The concert began with guest pianist Hardink playing Thomas Osborne’s “And the waves sing because they are moving.” This piece was written in 2004 by Osborne for Hardink, so we probably heard one of the most definitive performances of this work, which did indeed evoke the sound of waves rolling up and down out in the ocean or crashing upon the seashore.
The piece uses the dampening of some to create passages in which stubby tones splashed on top of a big wash of sound. Other sections featured a terrific rhythmic drive, and I could easily imagine the crashing of waves towards the end of the piece when Hardink pounded on a series of bass notes to create a deafening roar and lots of overtones.
The next piece, Joan Tower’s “Très Lent” (Hommage à Messiaen) took us in an entirely different direction by setting out in a plaintive, delicate direction. Fear No Music’s cellist Adam Esbensen and pianist Hardink were nicely underway when a blast of hailstone hammered the side of The Old Church, temporarily disturbing the mood. Still, Esbensen and Hardink were able to explore the melancholy themes and regain the attention of the audience with very expressive playing.
One of the most intriguing pieces on the program was Salvatore Sciarrino’s “Morte Tamburo” for flute. Molly Barth made all sorts of unusual sound effects that made me think of droplets of water or someone walking on tiptoe. She used the amplification really well and with short blasts of sound could transform the flute into a percussive instrument, mesmerizing everyone in the process.
Frederic Rzewski’s “Winnsboro Cotton Mill Blues,” performed by Hardink, used crunchy, closely hewn tonal patterns and chords to convey the unrelenting grinding of cotton mill machines. It was fascinating to watch Hardink’s right arm swing link a hinge over the keyboard while he created the interlocking sounds. These tone clusters gradually gave way to a rolling blues rhythm and later transitioned into a jazzy, ragtime theme that became fairly wild. Towards the end of piece, Hardink crashed elbows and forearms on the keyboard as the sound of the factory returned and brought everything to a close.
Next came “Gravitations,” a very quiet and almost meditative number for clarinet that was written by Michael Johnson (who was also present in the audience).
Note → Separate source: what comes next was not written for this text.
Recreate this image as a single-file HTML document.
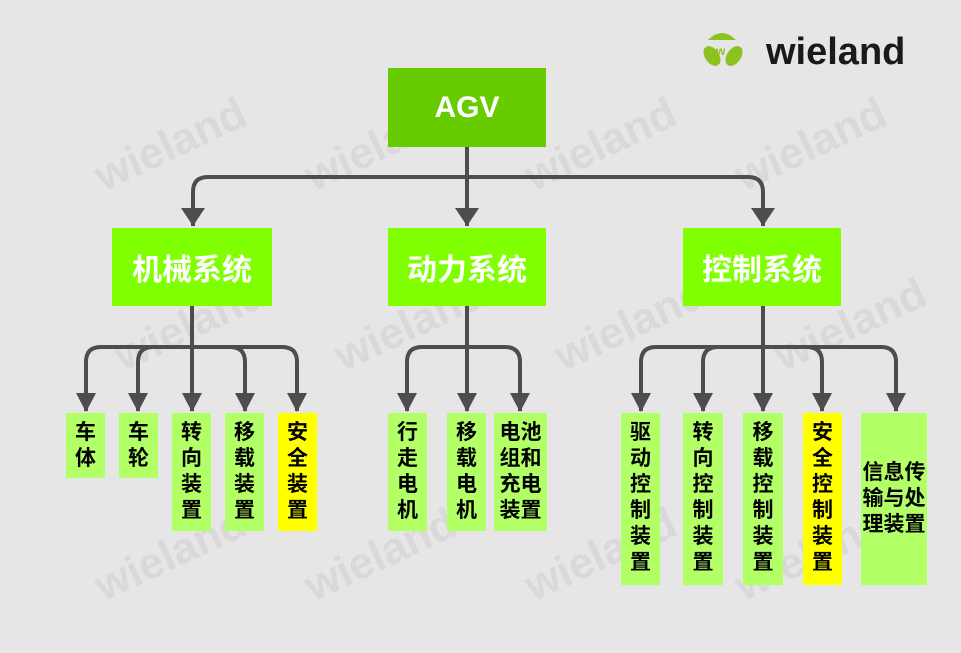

Clarinetist Kevin Schempf created a variety of sounds, many of which were soft or extremely soft. Yet this music, in general, struck me as a cerebral exercise, because it was devoid of any narrative and almost all emotion.
Much in the same vein was Elliott Carter’s “90+,” which he wrote in 1994 to celebrate the ninetieth birthday of composer Goffredo Petrassi. Performed by Hardink, this work contains a lot of seemingly random and sporadic notes. A little blur of tone at the end added an air of mystery, but the whole piece spoke more to the brain than to the heart.
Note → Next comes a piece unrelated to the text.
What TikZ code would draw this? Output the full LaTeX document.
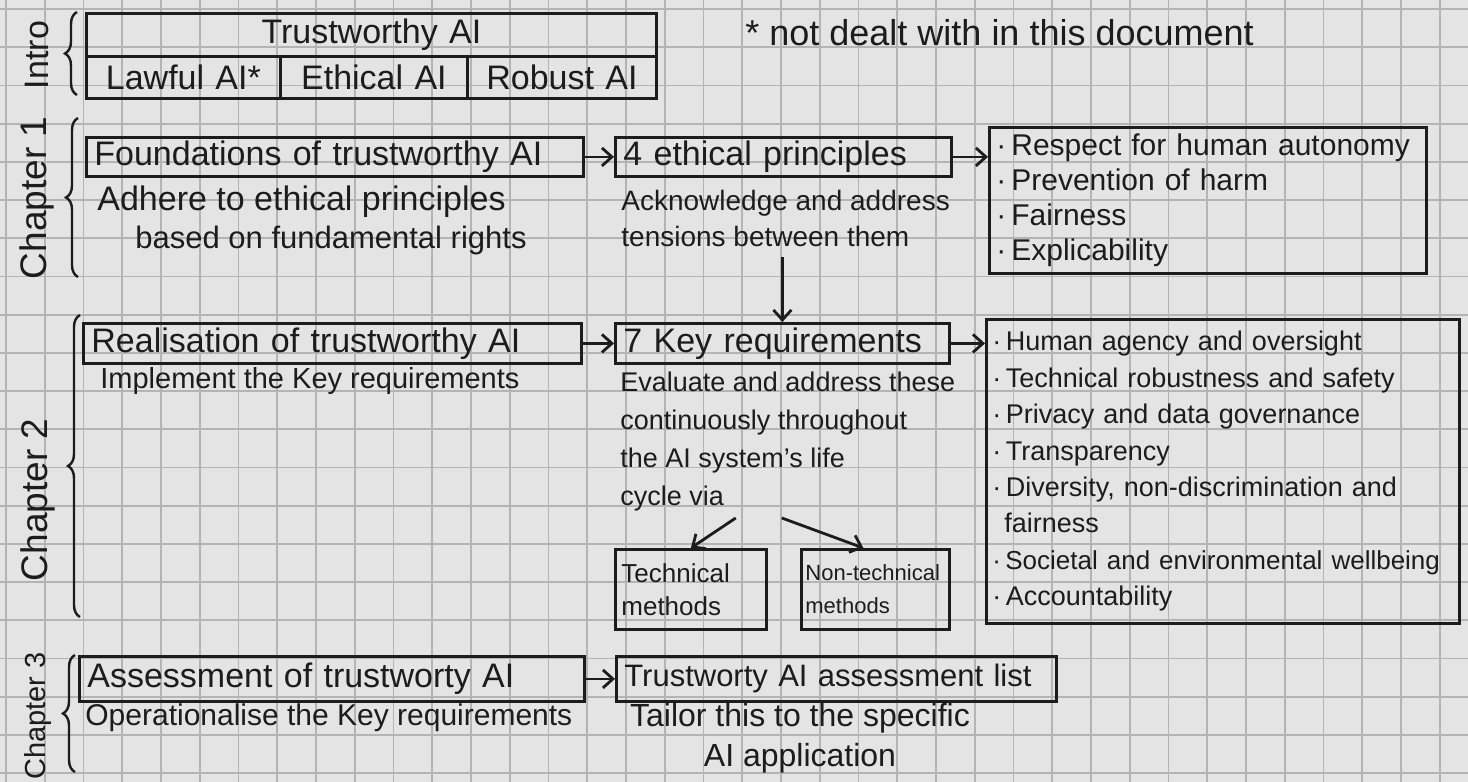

Like a breath of fresh air came “Four Seasonal Interludes” by David Schiff, who was present in the audience. Schiff took themes from his song cycle “All About Love” and recast them as a suite for violin, cello, flue, and clarinet. In this performance, Fear No Music artistic director and violinist Inés Voglar teamed up with Esbensen, Barth, and Schempf to fashion a fanciful look at the four seasons.
I recall that Spring was announced with a perky theme by the flute and that this theme was nicely taken up by the violin and gradually mixed into the entire ensemble. Summer featured a gracious lyric passage by the clarinet, a languid theme from the flute, and supporting commentary by the violin and cello. A swirl of notes by the violin, flute, and clarinet plus the pizzicato in the cello gave me the impression of a leafy, wind-driven scene for the Fall movement. Winter was introspective and featured short violin and cello duet that became a lovely and tender lullaby for the ensemble.
The concert concluded with Jason Eckhardt’s “A Glimpse Retraced” for piano, clarinet, flute, violin, and cello. This was a real barnburner of a piece, because it contained lots of percussive notes for the piano and outbursts from all of the other instruments. Virtuosic playing in the upper register of the violin by Voglar was followed by ear-piercing blasts by the flute. Impressive also was a wild sequence of seemingly random notes on the piano and an extended cadenza on the piano in which Hardink, at one point playing forcefully at extreme opposite ends of the keyboard at the same time, gave the Steinway a thorough thrashing the likes of which I had never seen before.
Eckhardt sat just to my right and bounded up to the front of the stage to thank the players. Kudos to Hardink for his physical stamina in all of the demanding pieces and to the audience for withstanding the sheer roar of the final number. Sometimes, Fear No Music applies to the those who listen as well as those who perform.